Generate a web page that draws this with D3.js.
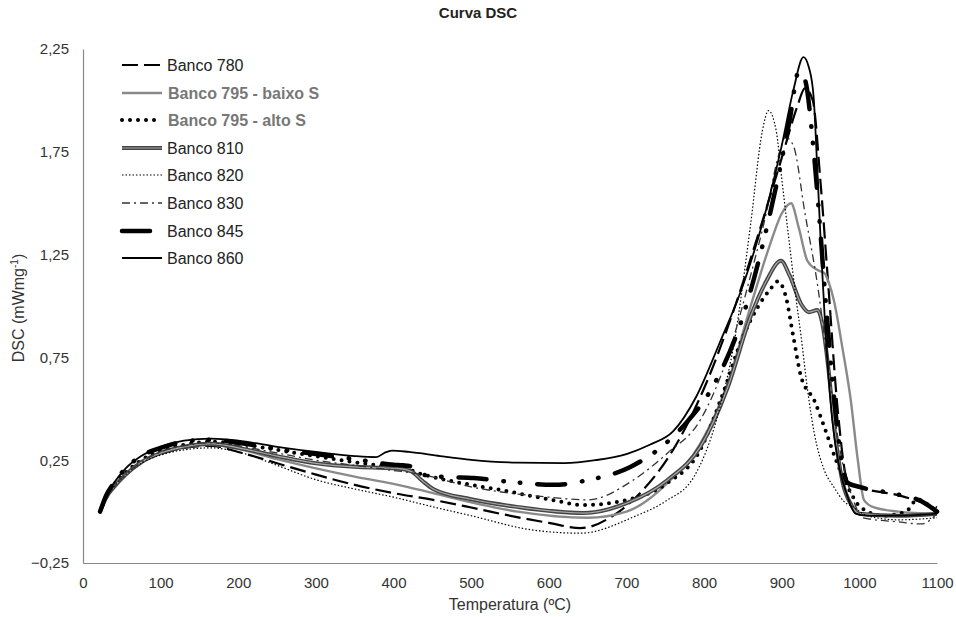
<!DOCTYPE html>
<html>
<head>
<meta charset="utf-8">
<script src="https://cdn.jsdelivr.net/npm/d3@7/dist/d3.min.js"></script>
<style>
body { margin: 0; background: #fff; }
text { font-family: "Liberation Sans", Arial, sans-serif; }
</style>
</head>
<body>
<svg></svg>
<script>
var width = 956;
var height = 617;

// tick labels
var xTicks = [0, 100, 200, 300, 400, 500, 600, 700, 800, 900, 1000, 1100];
var yTicks = [-0.25, 0.25, 0.75, 1.25, 1.75, 2.25];

var names = ['Banco 780', 'Banco 795 - baixo S', 'Banco 795 - alto S', 'Banco 810',
             'Banco 820', 'Banco 830', 'Banco 845', 'Banco 860'];

// temperature (ºC) / DSC (mW/mg)
var t780 = [22, 30, 40, 55, 75, 100, 130, 165, 200, 250, 300, 350, 400, 451, 500, 559, 600, 641, 684, 720, 760, 800, 840, 870, 900, 920, 930, 940, 950, 960, 972, 985, 1000, 1050, 1100];
var v780 = [0, 0.07, 0.12, 0.18, 0.24, 0.28, 0.31, 0.32, 0.29, 0.235, 0.18, 0.13, 0.09, 0.057, 0.02, -0.027, -0.055, -0.08, -0.017, 0.1, 0.3, 0.6, 1.0, 1.35, 1.72, 1.97, 2.06, 2.0, 1.6, 1.1, 0.5, 0.15, 0.12, 0.08, 0.02];

var t795b = [22, 30, 40, 55, 75, 100, 130, 165, 200, 250, 300, 350, 400, 451, 500, 560, 650, 700, 753, 795, 830, 860, 885, 900, 912, 922, 933, 946, 955, 961, 967, 978, 989, 998, 1006, 1019, 1050, 1100];
var v795b = [0, 0.07, 0.12, 0.18, 0.24, 0.285, 0.315, 0.325, 0.305, 0.255, 0.21, 0.17, 0.135, 0.09, 0.045, 0.0, -0.03, 0.0, 0.14, 0.33, 0.62, 1.0, 1.3, 1.45, 1.5, 1.38, 1.22, 1.175, 1.16, 1.11, 1.03, 0.8, 0.54, 0.25, 0.056, 0.02, 0.0, -0.01];

var t795a = [22, 30, 40, 55, 75, 100, 130, 165, 200, 250, 300, 350, 400, 420, 430, 451, 500, 538, 600, 645, 701, 753, 795, 821, 850, 870, 885, 895, 905, 915, 925, 942, 955, 970, 985, 1002, 1030, 1060, 1075, 1090, 1100];
var v795a = [0, 0.07, 0.13, 0.19, 0.25, 0.295, 0.325, 0.34, 0.33, 0.3, 0.27, 0.24, 0.215, 0.205, 0.19, 0.168, 0.13, 0.105, 0.06, 0.032, 0.057, 0.14, 0.3, 0.54, 0.85, 1.0, 1.08, 1.12, 1.05, 0.85, 0.655, 0.54, 0.41, 0.25, 0.12, 0.02, -0.02, 0.0, 0.06, 0.03, 0.0];

var t810 = [22, 30, 40, 55, 75, 100, 130, 165, 200, 250, 300, 350, 383, 405, 423, 437, 451, 500, 559, 645, 701, 753, 795, 830, 860, 880, 899, 910, 925, 935, 946, 953, 960, 968, 978, 990, 1000, 1050, 1100];
var v810 = [0, 0.07, 0.12, 0.18, 0.24, 0.285, 0.315, 0.33, 0.31, 0.27, 0.235, 0.218, 0.213, 0.21, 0.195, 0.15, 0.11, 0.06, 0.023, -0.007, 0.042, 0.154, 0.315, 0.6, 0.95, 1.12, 1.22, 1.15, 1.01, 0.97, 0.98, 0.9, 0.7, 0.4, 0.15, 0.03, -0.01, -0.02, -0.01];

var t820 = [22, 30, 40, 55, 75, 100, 130, 165, 200, 250, 300, 350, 400, 451, 500, 580, 641, 709, 750, 787, 817, 840, 860, 875, 883, 893, 900, 910, 918, 925, 933, 942, 955, 967, 980, 993, 1010, 1050, 1100];
var v820 = [0, 0.07, 0.12, 0.18, 0.235, 0.275, 0.3, 0.31, 0.29, 0.225, 0.155, 0.11, 0.07, 0.023, -0.02, -0.09, -0.105, -0.026, 0.05, 0.17, 0.46, 0.85, 1.4, 1.85, 1.95, 1.85, 1.62, 1.3, 1.05, 0.85, 0.6, 0.38, 0.2, 0.12, 0.05, 0.02, -0.02, -0.04, -0.03];

var t830 = [22, 30, 40, 55, 75, 100, 130, 165, 200, 250, 300, 350, 400, 430, 500, 600, 650, 709, 753, 795, 830, 860, 880, 895, 905, 915, 930, 947, 960, 975, 990, 1005, 1050, 1080, 1100];
var v830 = [0, 0.07, 0.12, 0.18, 0.24, 0.29, 0.32, 0.335, 0.32, 0.285, 0.25, 0.225, 0.2, 0.185, 0.12, 0.07, 0.057, 0.154, 0.285, 0.445, 0.75, 1.15, 1.45, 1.72, 1.82, 1.78, 1.45, 1.08, 0.7, 0.3, 0.08, -0.03, -0.05, -0.06, -0.01];

var t845 = [22, 30, 40, 55, 75, 100, 130, 165, 200, 250, 300, 350, 400, 412, 420, 428, 440, 470, 503, 550, 606, 650, 705, 753, 780, 810, 850, 885, 910, 922, 930, 940, 948, 955, 965, 975, 985, 1000, 1040, 1080, 1100];
var v845 = [0, 0.08, 0.14, 0.21, 0.27, 0.31, 0.34, 0.35, 0.335, 0.305, 0.28, 0.255, 0.228, 0.225, 0.222, 0.2, 0.178, 0.168, 0.163, 0.145, 0.13, 0.153, 0.217, 0.34, 0.445, 0.6, 0.95, 1.45, 1.9, 2.14, 2.1, 1.8, 1.45, 1.1, 0.65, 0.3, 0.14, 0.12, 0.09, 0.05, 0.0];

var t860 = [22, 30, 40, 55, 75, 100, 130, 165, 200, 250, 300, 350, 378, 388, 398, 420, 460, 500, 560, 620, 660, 700, 730, 760, 790, 820, 850, 875, 900, 915, 928, 935, 941, 946, 951, 956, 965, 975, 985, 995, 1010, 1050, 1100];
var v860 = [0, 0.08, 0.14, 0.21, 0.27, 0.315, 0.345, 0.355, 0.345, 0.315, 0.29, 0.27, 0.265, 0.285, 0.297, 0.29, 0.27, 0.252, 0.238, 0.236, 0.25, 0.28, 0.325, 0.39, 0.56, 0.82, 1.1, 1.4, 1.78, 2.05, 2.21, 2.16, 2.02, 1.65, 1.25, 0.9, 0.45, 0.2, 0.07, -0.01, -0.02, -0.02, -0.01];

var temps = [t780, t795b, t795a, t810, t820, t830, t845, t860];
var vals = [v780, v795b, v795a, v810, v820, v830, v845, v860];

// line styles, one per series
var styles = [
    [{ stroke: '#000', w: 2.2, dash: '16,6', cap: 'butt' }],
    [{ stroke: '#8a8a8a', w: 2.4, dash: null, cap: 'butt' }],
    [{ stroke: '#000', w: 4, dash: '0,8', cap: 'round' }],
    [{ stroke: '#444', w: 4, dash: null, cap: 'butt' }, { stroke: '#aaa', w: 1.2, dash: null, cap: 'butt' }],
    [{ stroke: '#000', w: 1.2, dash: '1.5,2', cap: 'butt' }],
    [{ stroke: '#333', w: 1.3, dash: '8,4,2,4', cap: 'butt' }],
    [{ stroke: '#000', w: 4.5, dash: '28,17,0.5,16,0.5,17', cap: 'round' }],
    [{ stroke: '#000', w: 1.8, dash: null, cap: 'butt' }]
];

var legendY = [65, 93, 120, 148, 175, 203, 231, 258];

var x = d3.scaleLinear().domain([0, 1100]).range([83, 937]);
var y = d3.scaleLinear().domain([-0.25, 2.25]).range([563, 49]);

update();

function update() {
    var svg = d3.select('svg')
        .attr('width', width)
        .attr('height', height)
        .attr('xmlns', 'http://www.w3.org/2000/svg')
        .attr('viewBox', '0 0 ' + width + ' ' + height);

    svg.append('rect')
        .attr('width', width)
        .attr('height', height)
        .attr('fill', '#fff');

    // axes
    var xAxis = svg.append('g')
        .attr('transform', 'translate(0,563)')
        .call(d3.axisBottom(x).tickValues(xTicks).tickSize(0).tickPadding(14).tickFormat(d3.format('d')));
    var yAxis = svg.append('g')
        .attr('transform', 'translate(83,0)')
        .call(d3.axisLeft(y).tickValues(yTicks).tickSize(0).tickPadding(14)
            .tickFormat(function (d) { return d3.format('.2f')(d).replace('.', ','); }));

    [xAxis, yAxis].forEach(function (a) {
        a.select('.domain').attr('stroke', '#888').attr('stroke-width', 1.2);
        a.selectAll('text')
            .attr('fill', '#333')
            .style('font-size', '15px')
            .style('font-family', '"Liberation Sans", Arial, sans-serif');
    });

    // title + axis titles
    svg.append('text')
        .attr('x', 478)
        .attr('y', 18)
        .attr('text-anchor', 'middle')
        .attr('font-weight', 'bold')
        .style('font-size', '15px')
        .attr('fill', '#222')
        .text('Curva DSC');

    svg.append('text')
        .attr('x', 510)
        .attr('y', 610)
        .attr('text-anchor', 'middle')
        .style('font-size', '16px')
        .attr('fill', '#333')
        .text('Temperatura (ºC)');

    var yl = svg.append('text')
        .attr('transform', 'translate(24,308) rotate(-90)')
        .attr('text-anchor', 'middle')
        .style('font-size', '16px')
        .attr('fill', '#333');
    yl.append('tspan').text('DSC (mWmg');
    yl.append('tspan').attr('dy', -6).style('font-size', '10px').text('-1');
    yl.append('tspan').attr('dy', 6).text(')');

    // curves
    var line = d3.line()
        .x(function (d) { return x(d[0]); })
        .y(function (d) { return y(d[1]); })
        .curve(d3.curveMonotoneX);

    var plot = svg.append('g');
    names.forEach(function (n, i) {
        var pts = d3.zip(temps[i], vals[i]);
        styles[i].forEach(function (s) {
            plot.append('path')
                .attr('data-name', n)
                .attr('d', line(pts))
                .attr('fill', 'none')
                .attr('stroke', s.stroke)
                .attr('stroke-width', s.w)
                .attr('stroke-dasharray', s.dash)
                .attr('stroke-linecap', s.cap)
                .attr('stroke-linejoin', 'round');
        });
    });

    // legend
    var lg = svg.append('g');
    names.forEach(function (n, i) {
        var ly = legendY[i];
        styles[i].forEach(function (s) {
            lg.append('line')
                .attr('x1', 122).attr('x2', 162)
                .attr('y1', ly).attr('y2', ly)
                .attr('stroke', s.stroke)
                .attr('stroke-width', s.w)
                .attr('stroke-dasharray', s.dash)
                .attr('stroke-linecap', s.cap);
        });
        var grey = (i === 1 || i === 2);
        lg.append('text')
            .attr('x', grey ? 168 : 167)
            .attr('y', ly + 5.5)
            .style('font-size', '16px')
            .attr('font-weight', grey ? 'bold' : 'normal')
            .attr('fill', grey ? '#777' : '#222')
            .text(n);
    });
}
</script>
</body>
</html>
===
**Instructions for the task**. Starting at the first line of the material, output exactly the lines up to and including the one with "0.02, 0.0, -0.01];". Do not include the pictures.

**Solution for this exercise**.
Generate a web page that draws this with D3.js.
<!DOCTYPE html>
<html>
<head>
<meta charset="utf-8">
<script src="https://cdn.jsdelivr.net/npm/d3@7/dist/d3.min.js"></script>
<style>
body { margin: 0; background: #fff; }
text { font-family: "Liberation Sans", Arial, sans-serif; }
</style>
</head>
<body>
<svg></svg>
<script>
var width = 956;
var height = 617;

// tick labels
var xTicks = [0, 100, 200, 300, 400, 500, 600, 700, 800, 900, 1000, 1100];
var yTicks = [-0.25, 0.25, 0.75, 1.25, 1.75, 2.25];

var names = ['Banco 780', 'Banco 795 - baixo S', 'Banco 795 - alto S', 'Banco 810',
             'Banco 820', 'Banco 830', 'Banco 845', 'Banco 860'];

// temperature (ºC) / DSC (mW/mg)
var t780 = [22, 30, 40, 55, 75, 100, 130, 165, 200, 250, 300, 350, 400, 451, 500, 559, 600, 641, 684, 720, 760, 800, 840, 870, 900, 920, 930, 940, 950, 960, 972, 985, 1000, 1050, 1100];
var v780 = [0, 0.07, 0.12, 0.18, 0.24, 0.28, 0.31, 0.32, 0.29, 0.235, 0.18, 0.13, 0.09, 0.057, 0.02, -0.027, -0.055, -0.08, -0.017, 0.1, 0.3, 0.6, 1.0, 1.35, 1.72, 1.97, 2.06, 2.0, 1.6, 1.1, 0.5, 0.15, 0.12, 0.08, 0.02];

var t795b = [22, 30, 40, 55, 75, 100, 130, 165, 200, 250, 300, 350, 400, 451, 500, 560, 650, 700, 753, 795, 830, 860, 885, 900, 912, 922, 933, 946, 955, 961, 967, 978, 989, 998, 1006, 1019, 1050, 1100];
var v795b = [0, 0.07, 0.12, 0.18, 0.24, 0.285, 0.315, 0.325, 0.305, 0.255, 0.21, 0.17, 0.135, 0.09, 0.045, 0.0, -0.03, 0.0, 0.14, 0.33, 0.62, 1.0, 1.3, 1.45, 1.5, 1.38, 1.22, 1.175, 1.16, 1.11, 1.03, 0.8, 0.54, 0.25, 0.056, 0.02, 0.0, -0.01];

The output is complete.